Tuesday, 1 April 2014
It feels very surprising to finish a quilt with an almost 2 week old in the house. And something in me feels cautious sharing it here. Like we're breaking all the rules of chaotic life with a newborn. Like I'd be communicating that we're breezing through and I'm a total pro at this mother-of-three thing.
A few weeks ago, I was telling Tim that I felt like I was living as if I had 2 weeks left to live. That everything would end (and also begin) when the baby came. Life as we knew it, my self as I knew her. But in reality, I'm getting just as much sleep as when I was heavily pregnant, I'm thriving in the cooler Autumn temperatures, and my mum, sensing that I was getting twitchy after my fairly sedentary caesar recovery, has been pushing me back to the sewing machine.
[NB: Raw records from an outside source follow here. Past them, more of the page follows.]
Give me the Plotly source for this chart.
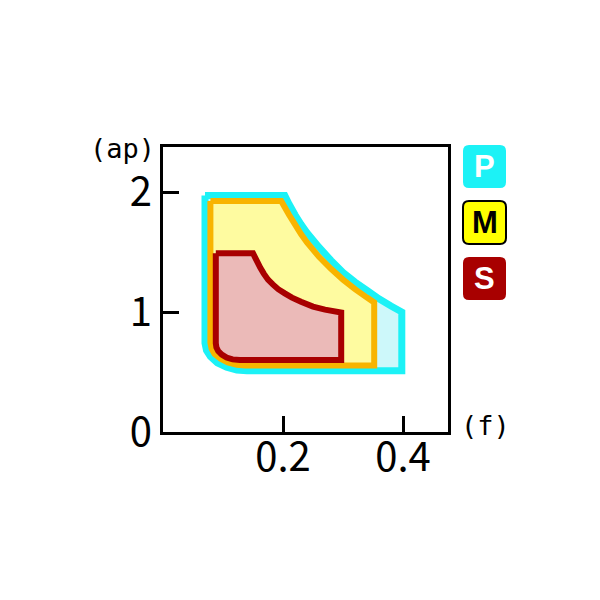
import plotly.graph_objects as go

# Region outlines (f, ap) (line centres)
p_f = [0.070, 0.203, 0.21, 0.22, 0.23, 0.24, 0.25, 0.26, 0.28, 0.30, 0.32, 0.34, 0.36, 0.38, 0.398,
       0.398, 0.140, 0.123, 0.106, 0.0905, 0.079, 0.0725, 0.070, 0.070]
p_ap = [1.97, 1.97, 1.90, 1.81, 1.73, 1.66, 1.60, 1.54, 1.43, 1.33, 1.25, 1.18, 1.11, 1.05, 1.00,
        0.51, 0.51, 0.517, 0.54, 0.577, 0.63, 0.68, 0.74, 1.97]

m_f = [0.079, 0.197, 0.21, 0.22, 0.23, 0.24, 0.25, 0.26, 0.28, 0.30, 0.32, 0.34, 0.352,
       0.352, 0.137, 0.123, 0.108, 0.096, 0.086, 0.081, 0.079, 0.079]
m_ap = [1.925, 1.925, 1.81, 1.73, 1.65, 1.58, 1.52, 1.46, 1.36, 1.27, 1.19, 1.12, 1.08,
        0.555, 0.555, 0.561, 0.58, 0.611, 0.65, 0.695, 0.745, 1.925]

s_f = [0.088, 0.150, 0.153, 0.157, 0.162, 0.168, 0.175, 0.183, 0.192, 0.203, 0.215, 0.23, 0.25,
       0.27, 0.297,
       0.297, 0.128, 0.116, 0.106, 0.098, 0.092, 0.089, 0.088, 0.088]
s_ap = [1.49, 1.49, 1.46, 1.42, 1.37, 1.32, 1.27, 1.23, 1.19, 1.155, 1.12, 1.085, 1.045,
        1.02, 0.995,
        0.60, 0.60, 0.605, 0.62, 0.645, 0.675, 0.705, 0.74, 1.49]

x_ticks = [0.2, 0.4]
x_ticktext = ["0.2", "0.4"]
y_ticks = [0, 1, 2]
y_ticktext = ["0", "1", "2"]

legend_labels = ["P", "M", "S"]

CYAN, CYAN_FILL = "#1CF2F6", "#CDF8FA"
ORANGE, YELLOW_FILL = "#F8B400", "#FEFBA0"
RED, PINK_FILL = "#A80000", "#EBBAB8"

fig = go.Figure()
for fx, fy, lc, fc, w in [(p_f, p_ap, CYAN, CYAN_FILL, 7),
                          (m_f, m_ap, ORANGE, YELLOW_FILL, 6),
                          (s_f, s_ap, RED, PINK_FILL, 6)]:
    fig.add_trace(go.Scatter(x=fx, y=fy, mode="lines", fill="toself",
                             fillcolor=fc, line=dict(color=lc, width=w, simplify=False),
                             hoverinfo="skip", showlegend=False))

tickfont = dict(family="Noto Sans CJK JP", size=40, color="black")
fig.update_xaxes(range=[0, 0.475], tickvals=x_ticks, ticktext=x_ticktext,
                 ticks="inside", ticklen=16, tickwidth=3, tickcolor="black",
                 showline=True, linewidth=3, linecolor="black", mirror=True,
                 showgrid=False, zeroline=False, tickfont=tickfont,
                 ticklabelstandoff=-12)
fig.update_yaxes(range=[0, 2.375], tickvals=y_ticks, ticktext=y_ticktext,
                 ticks="inside", ticklen=16, tickwidth=3, tickcolor="black",
                 showline=True, linewidth=3, linecolor="black", mirror=True,
                 showgrid=False, zeroline=False, tickfont=tickfont)

# page has an 8px body margin; plot area wanted at x 163..448, y 147..432
OFF = 8
L, T, S = 163 - OFF, 147 - OFF, 285.0
X0, Y0 = 163, 432  # reference pixel of origin


def rrect(x0, y0, x1, y1, rx, ry):
    return (f"M {x0+rx},{y0} L {x1-rx},{y0} Q {x1},{y0} {x1},{y0+ry} "
            f"L {x1},{y1-ry} Q {x1},{y1} {x1-rx},{y1} L {x0+rx},{y1} "
            f"Q {x0},{y1} {x0},{y1-ry} L {x0},{y0+ry} Q {x0},{y0} {x0+rx},{y0} Z")


box_specs = [(CYAN, "white", None),
             ("#FFFF00", "black", "black"),
             (RED, "white", None)]
for i, (lab, (bg, txtc, border)) in enumerate(zip(legend_labels, box_specs)):
    top_px = 145 + i * 56
    x0 = (463 - X0) / S
    x1 = (506 - X0) / S
    y1 = (Y0 - top_px) / S
    y0 = (Y0 - top_px - 43) / S
    r = 6 / S
    fig.add_shape(type="path", xref="paper", yref="paper",
                  path=rrect(x0, y0, x1, y1, r, r), fillcolor=bg,
                  line=dict(color=border if border else bg, width=2 if border else 0))
    fig.add_annotation(x=(x0 + x1) / 2, y=(y0 + y1) / 2, xref="paper", yref="paper",
                       text=f"<b>{lab}</b>", showarrow=False,
                       font=dict(family="Liberation Sans", size=31, color=txtc),
                       xanchor="center", yanchor="middle")

labfont = dict(family="DejaVu Sans Mono", size=27, color="black")
fig.add_annotation(x=(122 - X0) / S, y=(Y0 - 148) / S, xref="paper", yref="paper",
                   text="(ap)", showarrow=False, font=labfont,
                   xanchor="center", yanchor="middle")
fig.add_annotation(x=(485 - X0) / S, y=(Y0 - 425) / S, xref="paper", yref="paper",
                   text="(f)", showarrow=False, font=labfont,
                   xanchor="center", yanchor="middle")

fig.update_layout(width=600, height=600,
                  margin=dict(l=L, r=600 - L - S, t=T, b=600 - T - S),
                  paper_bgcolor="white", plot_bgcolor="white", showlegend=False)

fig.write_html("out.html")
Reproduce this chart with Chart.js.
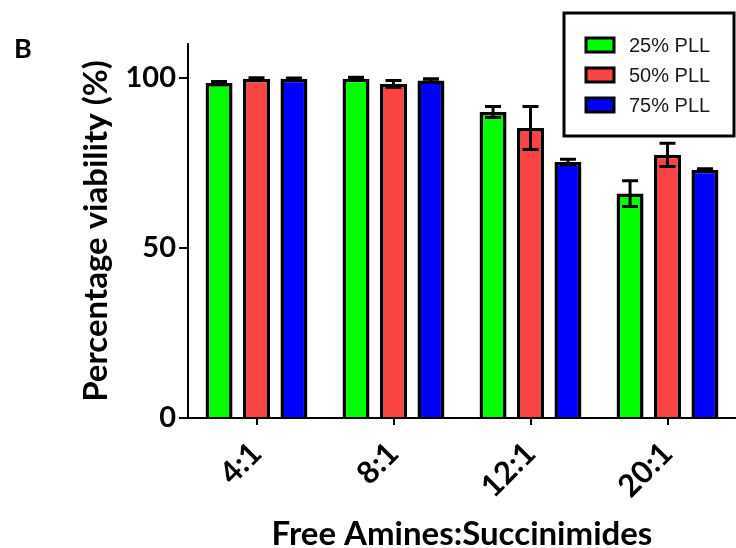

"Sew! I'm only here this week! Make the most of it! Here, let me take the kids for a walk." Isn't she wonderful?
So while she's looked after the washing and the kids, I have spent the last few days feeding, snuggling, and stitching. I'm not sure what I'm going to do next week. But it's been a lovely reminder that life has not ended. It has in fact, continued, and I am still me, still needing to make space for colour and solitude when I can, in order to breathe.
I've had this quilt-as-you-go quilt top sewn up for a while, made from squares generously sent to me from all over, when I put out the request about a year ago after my friends' house burned down. My friend Jodi and I sewed the squares together in bigger squares of four, basted them to scrap wadding, quilted them, trimmed them and arranged them into this light-to-dark composition. It took forever. But it was a great way to have 2 people make a quilt. And Jodi is a great person to make a quilt with.
And isn't it beautiful? Such a vast array of prints, styles, colours. All brought together so wonderfully (if we do say so!). I'm so thankful for a generous international community that is quick to jump in and participate. Thank you. I was truly humbled.
The venture was much more what you'd expect of an outing with a newborn. Fussy baby, excited children, local fish and chip shop closed much earlier than we got there. See? Not winning at everything. But we are having fun, mostly. And the colourful quilt and sunset over the city make up for the rest.